Customer feedback is the biggest driver of how we build Statsig. Lately, most of that feedback points to the same thing: teams want to use agents to work with Statsig.
Every month, more customers want to plug Statsig into Claude, Cursor, Copilot, or agents they’ve built themselves. They arrive with specific, thought-through asks: keys scoped the way their roles are scoped, review workflows their agents can participate in, API responses sized to fit a context window.
That feedback is why we’ve spent the last quarter improving our MCP, and why it felt worth writing down what we’ve learned.
In this post, I’ll walk through how I’ve seen the headless trend show up in customer requests, and how it now works for you to take a Statsig feature gate through its full lifecycle without opening a browser tab.
I work closely on Statsig’s Console, which spans the UI, our public API, and the MCP server. My ticket queue has been signaling a clear shift: requests that used to be about the UI are now about tools and schemas. People increasingly want to work through MCP.
Looking back through the customer requests, two waves are easy to pick out.
The first wave was about reading. Over a few months, a string of enterprise customers (banks, marketplaces, consumer apps) asked some version of the same question: how do I give my AI tools safe access to Statsig?
Engineers wanted their coding assistants to answer questions like “Which experiments shipped last week?” and “Is this gate on for this user?” without leaving the editor
On-call responders wanted agents to reconstruct a config’s change history during an incident
Analysts who had never touched our API wanted the same thing through whatever chat interface they already lived in
The second wave was about writing. Once teams had agents reading their Statsig data, they started asking for agents that could act, and the requests were more conservative than I expected.
One customer is building automation where an agent sets up experiments end-to-end, from hypothesis to targeting to metrics
Another asked us to guarantee that their API automation obeys the same change-review requirements a human would face in the Console UI
None of them wanted a way around review. They wanted it extended to machines.
Here’s what the shift actually looks like in practice. This scenario is a composite of workflows we see from customers today, using tools that are in production.
An engineer has a new checkout flow ready to go behind a flag. On Tuesday morning, instead of opening the Console UI, she asks the agent in her editor to set it up: a new feature gate, off by default, targeting internal employees first. The agent calls Create_Gate and reports back. The whole exchange takes less time than the Console UI’s login redirect, and the change is already in the audit log, attributed to her key.
The flow holds up in dogfooding, so on Wednesday, she asks for a 10% rollout. This is where it gets interesting, because her team requires review on production gate changes, and that policy applies to her agent, too. Rather than mutating the gate directly, the agent calls Create_Gate_Review with the proposed change and looks up who can approve it with Get_Gate_Eligible_Reviewers. Her teammate picks up the review, reads the diff, and approves it from his own tools, through the same MCP surface. The change commits, and the rollout starts.

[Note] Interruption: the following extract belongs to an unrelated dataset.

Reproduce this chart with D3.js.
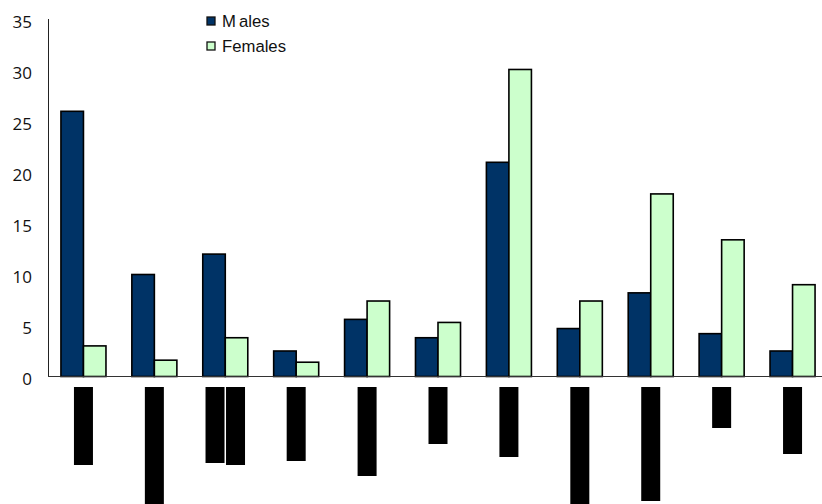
<!DOCTYPE html>
<html>
<head>
<meta charset="utf-8">
<script src="https://cdn.jsdelivr.net/npm/d3@7"></script>
<style>
html,body{margin:0;padding:0;background:#fff;}
svg{display:block;}
</style>
</head>
<body>
<svg id="chart" width="822" height="504"></svg>
<script>
const categories = ["C1","C2","C3","C4","C5","C6","C7","C8","C9","C10","C11"];
const males   = [26.0, 10.0, 12.0, 2.5, 5.6, 3.8, 21.0, 4.7, 8.2, 4.2, 2.5];
const females = [3.0, 1.6, 3.8, 1.4, 7.4, 5.3, 30.1, 7.4, 17.9, 13.4, 9.0];
const seriesNames = ["Males", "Females"];
const seriesColors = ["#003366", "#CCFFCC"];
const yTicks = [0, 5, 10, 15, 20, 25, 30, 35];
// redacted (blacked-out) category labels: length of each label line, in label-font units
const labelLines = [[78], [118], [76, 78], [74], [89], [57], [70], [118], [114], [41], [67]];

const svg = d3.select("#chart");
const x0 = d3.scaleBand().domain(categories).range([48, 828]).paddingInner(0.365).paddingOuter(0.1825);
const x1 = d3.scaleBand().domain(seriesNames).range([0, x0.bandwidth()]);
const y = d3.scaleLinear().domain([0, 35]).range([376.5, 19.5]);

const data = categories.map((c, i) => ({cat: c, vals: [males[i], females[i]]}));

// bars
const g = svg.append("g");
data.forEach(d => {
  d.vals.forEach((v, j) => {
    g.append("rect")
      .attr("x", x0(d.cat) + x1(seriesNames[j]))
      .attr("y", y(v))
      .attr("width", x1.bandwidth())
      .attr("height", y(0) - y(v))
      .attr("fill", seriesColors[j])
      .attr("stroke", "#000")
      .attr("stroke-width", 1.6);
  });
});

// axes
svg.append("line").attr("x1", 48.5).attr("x2", 48.5).attr("y1", 19).attr("y2", y(0)).attr("stroke", "#222").attr("stroke-width", 1);
svg.append("line").attr("x1", 48).attr("x2", 822).attr("y1", y(0)).attr("y2", y(0)).attr("stroke", "#333").attr("stroke-width", 1.2);

const yAxis = d3.axisLeft(y).tickValues(yTicks).tickSize(0).tickPadding(0).tickFormat(d3.format("d"));
const ya = svg.append("g").attr("transform", "translate(32,1.8)").call(yAxis);
ya.select(".domain").remove();
ya.selectAll("text").attr("font-family", "'Open Sans', 'Liberation Sans', sans-serif").attr("font-size", 17).attr("fill", "#111").attr("dy", "0.36em");

// redacted category labels
const lab = svg.append("g");
labelLines.forEach((lines, i) => {
  const cx = x0(categories[i]) + x0.bandwidth() / 2;
  const n = lines.length;
  lines.forEach((len, k) => {
    const off = (k - (n - 1) / 2) * 20.5;
    lab.append("rect")
      .attr("x", cx + off - 9.5)
      .attr("y", 387)
      .attr("width", 19)
      .attr("height", len)
      .attr("fill", "#000");
  });
});

// legend
const leg = svg.append("g");
seriesNames.forEach((s, j) => {
  const ly = 21 + j * 25;
  leg.append("rect").attr("x", 207).attr("y", ly - 4).attr("width", 8).attr("height", 8)
    .attr("fill", seriesColors[j]).attr("stroke", "#111").attr("stroke-width", 1.3);
  const t = leg.append("text").attr("x", 222).attr("y", ly).attr("dy", "0.36em")
    .attr("font-family", "'Liberation Sans', Arial, sans-serif").attr("font-size", 16.7).attr("fill", "#111");
  if (s === "Males") {
    t.append("tspan").text("M");
    t.append("tspan").attr("dx", 3).text("ales");
  } else {
    t.text(s);
  }
});
</script>
</body>
</html>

I want to linger on that, because it’s the part we spent the most engineering effort on. The agent went through governance instead of routing around it. MCP enforces the same role checks as the Console UI. A read-only key can inspect a review but can’t approve one. If your org requires review for a change, an agent proposing that change lands in the same queue a human would.
Thursday is monitoring: our engineer asks how the gate is doing, the agent pulls Get_Gate_Results, and the numbers hold: exposures growing, error rates flat, checkout conversion slightly up. The ramp to 50% and then 100% goes through the same propose-review-commit loop, each step costing her a sentence.
By the following week, the feature is fully launched, and the flag is dead weight. She tells the agent to clean it up. It confirms the gate’s launch state and kicks off Start_Gate_Code_Cleanup to strip the stale flag checks out of the codebase.
One feature: gated, reviewed, ramped, measured, launched, and cleaned up. Console UI visits: zero. Audit gaps: also zero.
And like I said, this is all using tool calls that are in production. You can try this out yourself!
For a growing set of teams, the UI is becoming one client among several. It is the place you go for deep exploration, not the place every change has to start. Setting up a new feature gate is increasingly something users hand to an agent.
And the teams pushing us hardest are the ones building AI products themselves, using agents to run experiments on their agents. Their expectations pull the whole Statsig product forward: cleaner schemas, leaner responses, richer state, and guardrails that treat machine-initiated changes as first-class citizens.
Feature gates were always about closing the gap between deciding to ship and shipping. Wiring Statsig into your agents shrinks that gap even further. If you want to see for yourself, connect the Statsig MCP server to whatever assistant you already use and ask what shipped last week.